Aku pernah berbincang dengan seorang supir taksi yang usianya sudah tidak muda lagi. Di saat pria seumurannya sedang menikmati hari tua, bapak ini justru harus terus banting tulang demi keluarga. Ya, usianya sudah lebih dari setengah abad, tepatnya 52 tahun. Ia adalah seorang suami dan ayah dari dua orang anak yang kini sudah menjadi mahasiswa di sebuah perguruan tinggi swasta.

Aku berbincang banyak mengenai kisah hidupnya. Awalnya, aku hanya iseng menanyakan sudah berapa lama bapak bekerja menjadi supir taksi? Bapak supir ini menjawab bahwa ia belum lama menekuni profesi ini. Bahkan, belum sampai satu tahun. Belum sempat aku melontarkan pertanyaan berikutnya, bapak ini bercerita tentang awal mula ia menjadi supir taksi.

Bapak supir ini adalah seorang sarjana. Ya, ia merupakan alumni sebuah institut teknik yang ada di Indonesia. Pekerjaan yang ia tekuni sebenarnya cukup baik, bahkan bisa dibilang mapan. Karir sebagai manajer terus menanjak. Meskipun, sampai akhirnya pada pertengahan tahun 2010, krisis global yang saat itu melanda perekonomian dunia, ikut memberikan dampak bagi perusahaan tempat bapak supir ini bekerja. Alhsasil, ia pun terkena PHK dan perusahaan tersebut ditutup.
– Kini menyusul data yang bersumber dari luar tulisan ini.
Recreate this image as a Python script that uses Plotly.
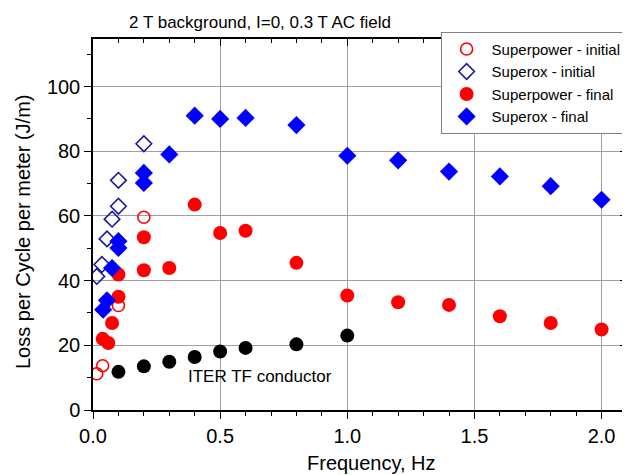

Bapak supir ini pun memulai bisnis kecil-kecilan. Namun, sayang, dewi fortuna mungkin belum berpihak padanya. Bisnis nya tersendat. Bapak supir ini sadar bahwa sebagai seorang kepala kelurga, ia tidak bisa tinggal diam. Akhirnya, ia memutuskan menjadi supir taksi demi memenuhi kebutuhan pokok keluarganya.

Aku merasa terharu mendengar kisahnya. Bapak supir ini mengatakan bahwa semua ia lakukan agar kedua anaknya bisa menjadi sarjana. Ia dan istrinya ingin melihat kedua anaknya bisa menggunakan toga dan dinyatakan lulus dengan gelar sarjana nya masing-masing. Ia tidak peduli jika dirinya harus terus bekerja keras pagi sampai malam, bahkan sampai pagi lagi. Fokusnya saat ini hanya satu, yaitu keluarga.

Bapak supir ini mengaku bahwa kehidupan yang ia dan keluarganya jalani saat ini berbeda 180 derajat. Dulu, ia termasuk orang dengan tingkat ekonomi menengah ke atas. Namun, kini, baginya dan keluarga, bisa setiap hari makan pun mereka bersyukur. Ia selalu berpesan pada kedua anaknya bahwa inilah kehidupan yang harus mereka jalani. Semua ini adalah kehendak Tuhan dan memang inilah yang terbaik. Ia pun bercerita bahwa pada awalnya, istri dan kedua anaknya tidak siap menghadapi ini semua. Terutama, anaknya yang pertama, yang hidup sebagai mahasiswi di salah satu kampus bergengsi di ibukota. Bapak supir ini selalu berusaha memberikan pengertian pada keluarga nya dan berjanji bahwa ini hanya sementara.

Aku semakin tertegun mendengar kisahnya. Aku yang juga seorang mahasiswi merasa terbawa dalam emosi anak pertama bapak supir ini. Aku tahu, pasti sulit baginya menjalani kehidupan yang snagat jauh berbeda dengan kehidupannya dahulu. Tapi, aku salut dengan bapak supir ini. Ia selalu berusaha memberikan pengertian bagi keluarganya.

Bapak supir ini berpesan padaku, bahwa sebagai manusia kita harus selalu bersyukur. Bukan hanya melalui kata-kata, tetapi juga melalui tindakan. Selain itu, mengharagai adalah suatu hal yang juga penting. Baik itu menghargai orang lain ataupun benda seperti makanan dan uang.

Terima kasih, bapak supir. Kisah yang bapak ceritakan di perjalanan ini membuatku belajar mengenai roda kehidupan.